Und doch tut er, was er kann, damit es ihm nicht allzu viele Albaner nachmachen.
Der Rechtsanwalt versucht, über seine Kontakte nach Hamburg Wirtschaftskraft nach Albanien zu holen – um so die Massenabwanderung zu bremsen. Oft wird der Heimkehrer in Tirana nach Tipps gefragt: wie man so eine Flucht anstelle. Wie man in Deutschland Arbeit finden könne. Klajd Karameta antwortet dann jedes Mal: "Lasst es bleiben. Helft eurem Land lieber hier!"
Der Albaner zog vor 16 Jahren als Student nach Hamburg. Seine BWL-Prüfungen wurden in Deutschland nicht anerkannt, also wechselte er gleich ganz das Fach und wurde Jurist. Vor sieben Jahren kehrte er zurück nach Tirana. Dort leitet er die erste Kanzlei Albaniens, die ausländische Investoren und Unternehmen bei der Ansiedlung berät.
Ein später Freitagnachmittag in Tiranas Innenstadt. Klajd Karameta trägt einen marineblauen Anzug, den obersten Hemdknopf geöffnet, er fläzt sich auf einen Stuhl in einem Szenecafé. Wochenende, endlich. Er wirft einen Blick auf den großen Springbrunnen vor ihm, den bekanntesten der Stadt, im leicht verwilderten Park zwischen Nationalgalerie und alter Königsresidenz. "Die Muster erinnern mich an die Binnenalster", sagt er und deutet aufs Wasser. Davor toben und kreischen Kinder. Sie sind es, die Klajd Karameta die größte Sorge bereiten: Wie viele von ihnen wird das Land halten können?

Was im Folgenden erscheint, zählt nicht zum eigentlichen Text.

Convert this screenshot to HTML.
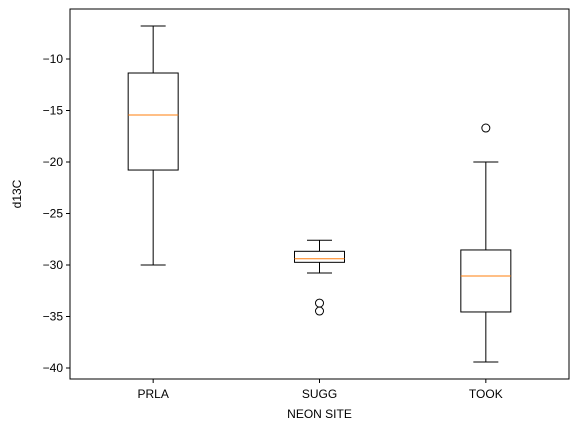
<!DOCTYPE html>
<html><head><meta charset="utf-8"><style>
body{margin:0;background:#fff;font-family:"Liberation Sans","DejaVu Sans",sans-serif}
svg text{font-family:"Liberation Sans","DejaVu Sans",sans-serif;font-size:12px;fill:#000}
</style></head><body>
<svg id="chart" width="574" height="432">
<g id="plot"></g>
</svg>
<script>
const categories=["PRLA","SUGG","TOOK"];
const whiskerHigh=[-6.8,-27.6,-20.0];
const q3=[-11.36,-28.67,-28.54];
const medians=[-15.44,-29.39,-31.07];
const q1=[-20.78,-29.74,-34.56];
const whiskerLow=[-30.0,-30.78,-39.42];
const outliers=[[],[-33.7,-34.47],[-16.7]];
const yTicks=[-10,-15,-20,-25,-30,-35,-40];
const L=70,R=569,T=9,B=379;
const y=v=>59+(-10-v)*10.3;
const x=i=>L+(i+0.5)*(R-L)/3;
const ns="http://www.w3.org/2000/svg";
const g=document.getElementById('plot');
function el(t,a,parent){const e=document.createElementNS(ns,t);for(const k in a)e.setAttribute(k,a[k]);(parent||g).appendChild(e);return e;}
yTicks.forEach(v=>{
 const yy=y(v);
 const tk=el('line',{x1:L-4,x2:L,y1:yy,y2:yy,stroke:'#000'});
 
 
 const t=el('text',{x:L-7,y:yy+4,'text-anchor':'end'});t.textContent='\u2212'+Math.abs(v);
 
 
});
categories.forEach((c,i)=>{
 const cx=x(i),bw=25,cw=12.5;
 const grp=el('g',{});
 
 
 el('line',{x1:cx,x2:cx,y1:y(whiskerHigh[i]),y2:y(q3[i]),stroke:'#000'},grp);
 el('line',{x1:cx,x2:cx,y1:y(q1[i]),y2:y(whiskerLow[i]),stroke:'#000'},grp);
 el('line',{x1:cx-cw,x2:cx+cw,y1:y(whiskerHigh[i]),y2:y(whiskerHigh[i]),stroke:'#000'},grp);
 el('line',{x1:cx-cw,x2:cx+cw,y1:y(whiskerLow[i]),y2:y(whiskerLow[i]),stroke:'#000'},grp);
 el('rect',{x:cx-bw,y:y(q3[i]),width:2*bw,height:y(q1[i])-y(q3[i]),fill:'none',stroke:'#000'},grp);
 el('line',{x1:cx-bw,x2:cx+bw,y1:y(medians[i]),y2:y(medians[i]),stroke:'#ff7f0e'},grp);
 outliers[i].forEach(o=>{const c2=el('circle',{cx:cx,cy:y(o),r:4,fill:'none',stroke:'#000'},grp);
  
  });
 const tk=el('line',{x1:cx,x2:cx,y1:B,y2:B+4,stroke:'#000'});
 
 
 const t=el('text',{x:cx,y:B+19,'text-anchor':'middle'});t.textContent=c;
 
 
});
const fr=el('rect',{x:L,y:T,width:R-L,height:B-T,fill:'none',stroke:'#000'});


const xt=el('text',{x:(L+R)/2,y:418,'text-anchor':'middle'});xt.textContent='NEON SITE';


const yt=el('text',{x:21,y:(T+B)/2,'text-anchor':'middle',transform:'rotate(-90 21 '+(T+B)/2+')'});yt.textContent='d13C';


</script>
</body></html>
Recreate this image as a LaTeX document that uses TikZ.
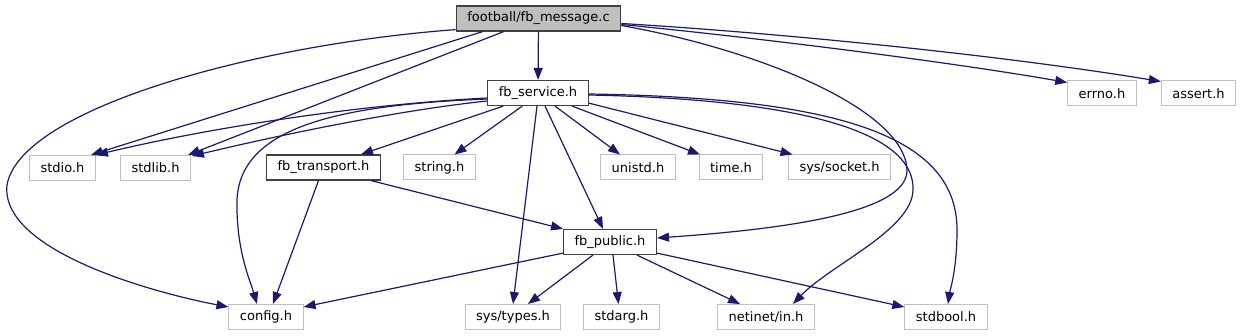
\documentclass[tikz,border=0pt]{standalone}
\usepackage{fontspec}
\setmainfont{DejaVu Sans}
\usetikzlibrary{arrows.meta,calc}
\definecolor{edgeblue}{HTML}{191970}
\definecolor{boxgray}{HTML}{BFBFBF}
\definecolor{boxdark}{HTML}{404040}

\begin{document}
\begin{tikzpicture}[
  x=1pt, y=-1pt,
  every node/.style={font=\fontsize{13}{15}\selectfont, inner xsep=11pt, inner ysep=0pt, minimum height=25pt},
  mainfile/.style={rectangle, draw=boxdark, fill=boxgray, line width=1.2pt},
  docfile/.style={rectangle, draw=boxdark, fill=white, line width=1.2pt},
  extfile/.style={rectangle, draw=boxgray, fill=white, line width=1pt},
  inc/.style={-{Triangle[length=12pt,width=9pt]}, edgeblue, line width=1.2pt},
]
\useasboundingbox (0,0) rectangle (1241,336);

% Top rows
\node[mainfile] (msg) at (538.5,18.5) {football/fb\_message.c};
\node[docfile] (svc) at (538,93) {fb\_service.h};
\node[extfile] (errno) at (1102,93.5) {errno.h};
\node[extfile] (assert) at (1198.5,93.5) {assert.h};

% Middle row
\node[extfile] (stdio) at (62.5,168) {stdio.h};
\node[extfile] (stdlib) at (155.5,168) {stdlib.h};
\node[docfile] (trans) at (323.5,167.5) {fb\_transport.h};
\node[extfile] (string) at (439.5,167.5) {string.h};
\node[extfile] (unistd) at (638,167.5) {unistd.h};
\node[extfile] (time) at (731,167.5) {time.h};
\node[extfile] (socket) at (839.5,167.5) {sys/socket.h};
\node[docfile] (pub) at (610,242) {fb\_public.h};

% Bottom row
\node[extfile] (config) at (266,317) {config.h};
\node[extfile] (types) at (513,317) {sys/types.h};
\node[extfile] (stdarg) at (621.5,317) {stdarg.h};
\node[extfile] (netin) at (766,317) {netinet/in.h};
\node[extfile] (stdbool) at (946,317) {stdbool.h};

% Includes of fb_message.c
\draw[inc] (msg) -- (svc);
\draw[inc] ($(msg.south west)+(0,-2)$) .. controls (250,45) and (20,110) .. (7,185)
  .. controls (0,250) and (150,292) .. ($(config.north west)+(0,3)$);
\draw[inc] ($(msg.south west)+(27,0)$) -- ($(stdio.north east)+(-5,0)$);
\draw[inc] ($(msg.south west)+(48,0)$) -- ($(stdlib.north east)+(-3,0)$);
\draw[inc] ($(msg.east)+(0,7)$) .. controls (760,50) and (905,110) .. (907,170)
  .. controls (908,215) and (770,230) .. ($(pub.east)+(0,-4)$);
\draw[inc] ($(msg.east)+(0,6)$) .. controls (760,38) and (950,62) .. ($(errno.north west)+(0,2)$);
\draw[inc] ($(msg.east)+(0,5)$) .. controls (780,33) and (1000,55) .. ($(assert.north west)+(0,1)$);

% Includes of fb_service.h
\draw[inc] ($(svc.west)+(0,5)$) .. controls (350,105) and (200,130) .. (stdio.north east);
\draw[inc] ($(svc.west)+(0,8)$) .. controls (400,110) and (280,135) .. ($(stdlib.north east)+(1,1)$);
\draw[inc] ($(svc.west)+(0,6)$) .. controls (330,105) and (240,130) .. (237,200)
  .. controls (236,250) and (250,280) .. ($(config.north)+(-9,0)$);
\draw[inc] ($(svc.south west)+(16,0)$) -- ($(trans.north east)+(-20,0)$);
\draw[inc] ($(svc.south west)+(35,0)$) -- ($(string.north)+(15,0)$);
\draw[inc] ($(svc.south)+(-1,0)$) -- (types.north);
\draw[inc] ($(svc.south)+(7,0)$) -- ($(pub.north)+(-7,0)$);
\draw[inc] ($(svc.south)+(17,0)$) -- ($(unistd.north)+(-18,0)$);
\draw[inc] ($(svc.south)+(34,0)$) -- ($(time.north)+(-31,0)$);
\draw[inc] ($(svc.south east)+(0,-3)$) -- ($(socket.north)+(-47,0)$);
\draw[inc] ($(svc.east)+(0,2)$) .. controls (830,100) and (915,140) .. (913,190)
  .. controls (912,230) and (830,265) .. ($(netin.north)+(27,0)$);
\draw[inc] ($(svc.east)+(0,1)$) .. controls (850,98) and (957,140) .. (957,230)
  .. controls (957,270) and (950,290) .. ($(stdbool.north)+(2,0)$);

% Includes of fb_transport.h
\draw[inc] ($(trans.south)+(-5,0)$) -- ($(config.north)+(7,0)$);
\draw[inc] ($(trans.south east)+(-10,0)$) -- (pub.north west);

% Includes of fb_public.h
\draw[inc] ($(pub.south west)+(0,-2)$) -- ($(config.north east)+(0,3)$);
\draw[inc] ($(pub.south)+(-17,0)$) -- ($(types.north)+(15,0)$);
\draw[inc] ($(pub.south)+(3,0)$) -- ($(stdarg.north)+(-3,0)$);
\draw[inc] ($(pub.south)+(27,0)$) -- ($(netin.north)+(-26,0)$);
\draw[inc] ($(pub.south east)+(0,-2)$) -- ($(stdbool.north west)+(0,3)$);
\end{tikzpicture}
\end{document}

In der Flüchtlingskrise stand Albanien im vergangenen Jahr auf den Listen der Herkunftsländer an zweiter Stelle: 55.000 Albaner ersuchten in Deutschland Asyl. Nach Hamburg kamen in diesem Zeitraum laut Einwohnerzentralamt 1812 Albaner. Die Anerkennungsquoten sind gering, doch die Zahl der Fluchtgründe bleibt hoch: 15 Prozent der Albaner leben in Armut, etwa genauso viele sind arbeitslos. Albanien gehört selbst auf dem durch Krieg und Konflikte gebeutelten Balkan zu den ärmsten Ländern der Region.
Und ausgerechnet ein Glückskerl wie Klajd Karameta, der im Ausland kostbare Erfahrungen machen konnte, will die Auswanderungswilligen nun von der Reise abbringen?
"Wir müssen unsere Probleme daheim lösen", sagt er. Der Jurist leitet die erste Kanzlei seines Landes, die ausländische Investoren berät. Der Gedanke: Wenn das Ausland hier Arbeitsplätze schafft, müssen nicht so viele Menschen ihre Heimat verlassen. Auch Karametas Kontakten nach Hamburg ist es zu verdanken, dass in den vergangenen Jahren rund 1000 Albaner feste Jobs gefunden haben.
Zwei seiner Kollegen in der Kanzlei führen die Geschäfte auf Italienisch und Englisch, Karameta ist für Mandanten aus Deutschland zuständig. "Albanien hat großes Potenzial", glaubt er. Die Bevölkerung sei jung, der Mindestlohn betrage nur 165 Euro, die Gewinnsteuer sei niedrig, die meisten jungen Menschen sprächen Englisch. Wer investieren soll? "Viele deutsche Betriebe wollen expandieren und haben auch das Geld dafür", sagt der Anwalt. "Außerdem will eigentlich jeder Albaner für ein deutsches Unternehmen arbeiten."
Klajd Karameta zog vor 16 Jahren nach Norddeutschland, vor sieben Jahren kam er zurück. Seitdem hält er die Verbindung zu Hamburg. Die Stadt nennt er "meine zweite Heimat". Er hofft, dass sein Draht dorthin noch möglichst allen Albanern nützen wird. Nur eben nicht so, wie es sich viele wünschen.
Fluchtpläne sind Stadtgespräch in Tirana. Egal wo man sich aufhält, überall kann man sie aufschnappen und unfreiwillig mithören – ob auf der Terrasse des Cafés oder im Park dahinter, ob man alten Männern beim Backgammon zusieht, Jüngeren beim Abhängen oder Kindern beim Betteln. Ständig geht es darum, die Heimat hinter sich zu lassen. "Mindestens die Hälfte der Leute um die 20 Jahre will nach Deutschland", sagt Klajd Karameta. "Und ich kann sie ja verstehen."